BBC’s Have I Got News for You error shows why fact checking matters

Over the weekend, an episode of Have I Got News for You was temporarily removed from BBC iPlayer after presenter Victoria Coren Mitchell made a factual error.
Speaking about the government’s proposed digital ID scheme, Coren Mitchell asked the teams who would benefit from the introduction of the cards. She went on to claim: “I was thinking of the company Multiverse, who has been chosen to run the digital ID cards scheme.”
As we explained in our fact check, published before the episode aired, this isn’t true—according to both the government and Multiverse. In any case, Multiverse, which Euan Blair (son of former Prime Minister Sir Tony Blair) founded in 2016, is an “upskilling company”, not a software developer.
The episode has now been reuploaded to BBC iPlayer with the inaccurate segment removed. A BBC spokesperson confirmed the edit in advance to several news outlets and apologised for the “unintentional editorial oversight”.

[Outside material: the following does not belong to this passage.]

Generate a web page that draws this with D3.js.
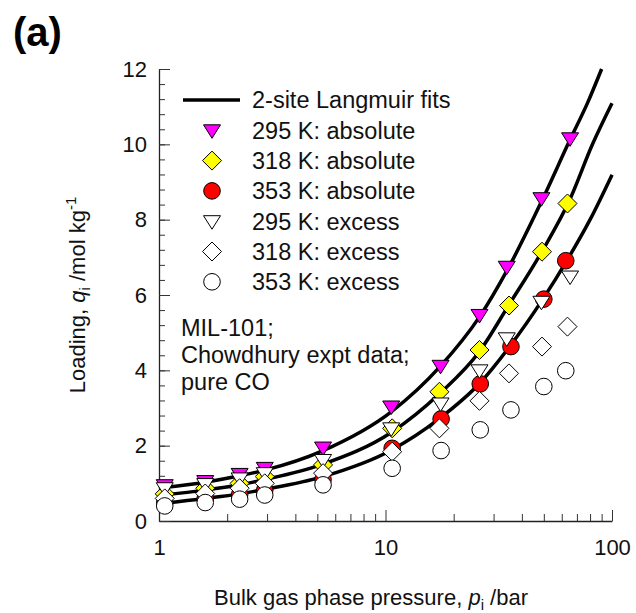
<!DOCTYPE html>
<html>
<head>
<meta charset="utf-8">
<script src="https://cdn.jsdelivr.net/npm/d3@7"></script>
<style>
  body { margin: 0; background: #fff; }
  svg { font-family: "Liberation Sans", Arial, sans-serif; }
</style>
</head>
<body>
<div class="chart"></div>
<script>
// pressures (bar) of the measured points
var p295 = [1.06, 1.6, 2.27, 2.93, 5.3, 10.6, 17.5, 26.0, 34.3, 48.8, 65.3];
var p318 = [1.06, 1.6, 2.27, 2.93, 5.3, 10.7, 17.3, 26.0, 35.1, 49.1, 63.6];
var p353 = [1.06, 1.6, 2.27, 2.93, 5.3, 10.7, 17.6, 26.2, 35.8, 50.0, 62.5];

// loadings (mol/kg)
var abs295 = [0.95, 1.06, 1.25, 1.41, 1.95, 3.04, 4.12, 5.47, 6.75, 8.57, 10.16];
var abs318 = [0.72, 0.87, 1.0, 1.18, 1.49, 2.46, 3.43, 4.54, 5.72, 7.15, 8.43];
var abs353 = [0.48, 0.6, 0.7, 0.82, 1.1, 1.93, 2.71, 3.64, 4.63, 5.89, 6.91];
var exc295 = [0.87, 0.98, 1.13, 1.27, 1.62, 2.46, 3.12, 4.0, 4.85, 5.82, 6.49];
var exc318 = [0.6, 0.73, 0.87, 1.0, 1.27, 1.84, 2.46, 3.19, 3.92, 4.63, 5.16];
var exc353 = [0.4, 0.49, 0.58, 0.69, 0.96, 1.4, 1.87, 2.42, 2.95, 3.57, 3.99];

// 2-site Langmuir fit curves
var fitP295 = [1.03, 1.6, 2.27, 2.93, 5.3, 10.6, 17.4, 26, 34.6, 49, 65, 78, 90];
var fit295 = [0.88, 1.03, 1.2, 1.35, 1.87, 2.9, 4.1, 5.42, 6.68, 8.5, 10.1, 11.1, 12.0];
var fitP318 = [1.03, 1.6, 2.27, 2.93, 5.3, 10.6, 17.4, 26, 35, 49, 65, 82, 100];
var fit318 = [0.69, 0.82, 0.96, 1.1, 1.51, 2.35, 3.39, 4.5, 5.73, 7.15, 8.52, 10.0, 11.09];
var fitP353 = [1.03, 1.6, 2.27, 2.93, 5.3, 10.6, 17.4, 26, 35, 50, 63, 80, 100];
var fit353 = [0.47, 0.6, 0.72, 0.84, 1.18, 1.88, 2.73, 3.65, 4.6, 5.93, 6.9, 8.0, 9.19];

var legendLabels = ["2-site Langmuir fits", "295 K: absolute", "318 K: absolute", "353 K: absolute",
                    "295 K: excess", "318 K: excess", "353 K: excess"];
var noteLines = ["MIL-101;", "Chowdhury expt data;", "pure CO"];
var yTicks = [0, 2, 4, 6, 8, 10, 12];
var xTicks = [1, 10, 100];

var width = 636, height = 613;
var margin = {top: 69, right: 24, bottom: 92, left: 159};

var svg = d3.select(".chart").append("svg")
    .attr("width", width)
    .attr("height", height);

var xScale = d3.scaleLog().domain([1, 100]).range([margin.left, width - margin.right]);
var yScale = d3.scaleLinear().domain([0, 12]).range([height - margin.bottom, margin.top]);

// minor ticks
var xMinor = [];
[1, 10].forEach(function(dec) {
    for (var k = 2; k <= 9; k++) xMinor.push(k * dec);
});
var yMinor = d3.range(0, 12.01, 0.4);

svg.append("g")
    .attr("transform", "translate(0," + yScale(0) + ")")
    .call(d3.axisBottom(xScale).tickValues(xMinor).tickSize(-7).tickSizeOuter(0).tickFormat(""))
    .call(function(g) { g.select(".domain").remove(); });
svg.append("g")
    .attr("transform", "translate(" + xScale(1) + ",0)")
    .call(d3.axisLeft(yScale).tickValues(yMinor).tickSize(-6).tickSizeOuter(0).tickFormat(""))
    .call(function(g) { g.select(".domain").remove(); });

// major axes
var xAxisG = svg.append("g")
    .attr("transform", "translate(0," + yScale(0) + ")")
    .call(d3.axisBottom(xScale).tickValues(xTicks).tickSize(-11).tickSizeOuter(0)
        .tickPadding(18).tickFormat(d3.format("d")));
var yAxisG = svg.append("g")
    .attr("transform", "translate(" + xScale(1) + ",0)")
    .call(d3.axisLeft(yScale).tickValues(yTicks).tickSize(-11).tickSizeOuter(0).tickPadding(12));

svg.selectAll(".tick line").attr("stroke", "#333").attr("stroke-width", 1);
svg.selectAll(".domain").attr("stroke", "#222").attr("stroke-width", 1.3);
svg.selectAll(".tick text")
    .attr("font-family", "'Liberation Sans', Arial, sans-serif")
    .attr("font-size", 22)
    .attr("fill", "#111");

// fit curves
var line = d3.line()
    .x(function(d) { return xScale(d[0]); })
    .y(function(d) { return yScale(d[1]); })
    .curve(d3.curveMonotoneX);

[[fitP295, fit295], [fitP318, fit318], [fitP353, fit353]].forEach(function(f) {
    svg.append("path")
        .datum(d3.zip(f[0], f[1]))
        .attr("d", line)
        .attr("fill", "none")
        .attr("stroke", "#000")
        .attr("stroke-width", 3.5);
});

// marker shapes
var triDown = "M-8.5,-5.5L8.5,-5.5L0,8Z";
var diamond = "M0,-9.5L9.5,0L0,9.5L-9.5,0Z";

function drawSeries(pres, vals, shape, fill) {
    var pts = d3.zip(pres, vals);
    if (shape == "circle") {
        svg.append("g").selectAll("circle")
            .data(pts).enter().append("circle")
            .attr("cx", function(d) { return xScale(d[0]); })
            .attr("cy", function(d) { return yScale(d[1]); })
            .attr("r", 8.3)
            .attr("fill", fill)
            .attr("stroke", "#000")
            .attr("stroke-width", 1);
    } else {
        svg.append("g").selectAll("path")
            .data(pts).enter().append("path")
            .attr("d", shape)
            .attr("transform", function(d) {
                return "translate(" + xScale(d[0]) + "," + yScale(d[1]) + ")";
            })
            .attr("fill", fill)
            .attr("stroke", "#000")
            .attr("stroke-width", 1);
    }
}

drawSeries(p295, abs295, triDown, "#ff00ff");
drawSeries(p318, abs318, diamond, "#ffff00");
drawSeries(p353, abs353, "circle", "#ff0000");
drawSeries(p295, exc295, triDown, "#fff");
drawSeries(p318, exc318, diamond, "#fff");
drawSeries(p353, exc353, "circle", "#fff");

// legend
var legend = svg.append("g");
var rowY = function(i) { return 100 + i * 30.3; };
legend.append("line")
    .attr("x1", 183).attr("x2", 240)
    .attr("y1", rowY(0)).attr("y2", rowY(0))
    .attr("stroke", "#000").attr("stroke-width", 3.5);
var legendMarks = [
    {shape: triDown, fill: "#ff00ff"},
    {shape: diamond, fill: "#ffff00"},
    {shape: "circle", fill: "#ff0000"},
    {shape: triDown, fill: "#fff"},
    {shape: diamond, fill: "#fff"},
    {shape: "circle", fill: "#fff"}
];
legendMarks.forEach(function(m, i) {
    var y = rowY(i + 1);
    if (m.shape == "circle") {
        legend.append("circle").attr("cx", 212).attr("cy", y).attr("r", 8.3)
            .attr("fill", m.fill).attr("stroke", "#000");
    } else {
        legend.append("path").attr("d", m.shape)
            .attr("transform", "translate(212," + y + ")")
            .attr("fill", m.fill).attr("stroke", "#000");
    }
});
legend.selectAll("text")
    .data(legendLabels).enter().append("text")
    .attr("x", 252)
    .attr("y", function(d, i) { return rowY(i); })
    .attr("dy", "0.36em")
    .attr("font-size", 23.5)
    .attr("fill", "#111")
    .text(function(d) { return d; });

// note
svg.append("g").selectAll("text")
    .data(noteLines).enter().append("text")
    .attr("x", 181)
    .attr("y", function(d, i) { return 328 + i * 27; })
    .attr("dy", "0.36em")
    .attr("font-size", 23.5)
    .attr("fill", "#111")
    .text(function(d) { return d; });

// x axis title
var xt = svg.append("text")
    .attr("x", 371)
    .attr("y", 605)
    .attr("text-anchor", "middle")
    .attr("font-size", 22)
    .attr("fill", "#111");
xt.append("tspan").text("Bulk gas phase pressure, ");
xt.append("tspan").attr("font-style", "italic").text("p");
xt.append("tspan").attr("font-size", 15).attr("dy", 5).text("i");
xt.append("tspan").attr("dy", -5).text(" /bar");

// y axis title
var yt = svg.append("text")
    .attr("transform", "translate(85," + 295 + ") rotate(-90)")
    .attr("text-anchor", "middle")
    .attr("font-size", 22)
    .attr("fill", "#111");
yt.append("tspan").text("Loading, ");
yt.append("tspan").attr("font-style", "italic").text("q");
yt.append("tspan").attr("font-size", 15).attr("dy", 5).text("i");
yt.append("tspan").attr("dy", -5).text(" /mol kg");
yt.append("tspan").attr("font-size", 15).attr("dy", -9).text("-1");

// panel label
svg.append("text")
    .attr("x", 13)
    .attr("y", 46)
    .attr("font-size", 40)
    .attr("font-weight", "bold")
    .attr("fill", "#000")
    .text("(a)");
</script>
</body>
</html>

Coren Mitchell later clarified on X:
Full Fact will always advocate for correcting errors; owning mistakes and addressing them transparently helps rebuild trust in the media ecosystem. But this error also underlines why organisations like ours need to be adequately supported. Episodes like this show how easily misinformation can spread and why fact checking is vital for public understanding. Had this claim gone unchallenged, it risked misleading audiences—exactly the kind of situation Full Fact exists to prevent.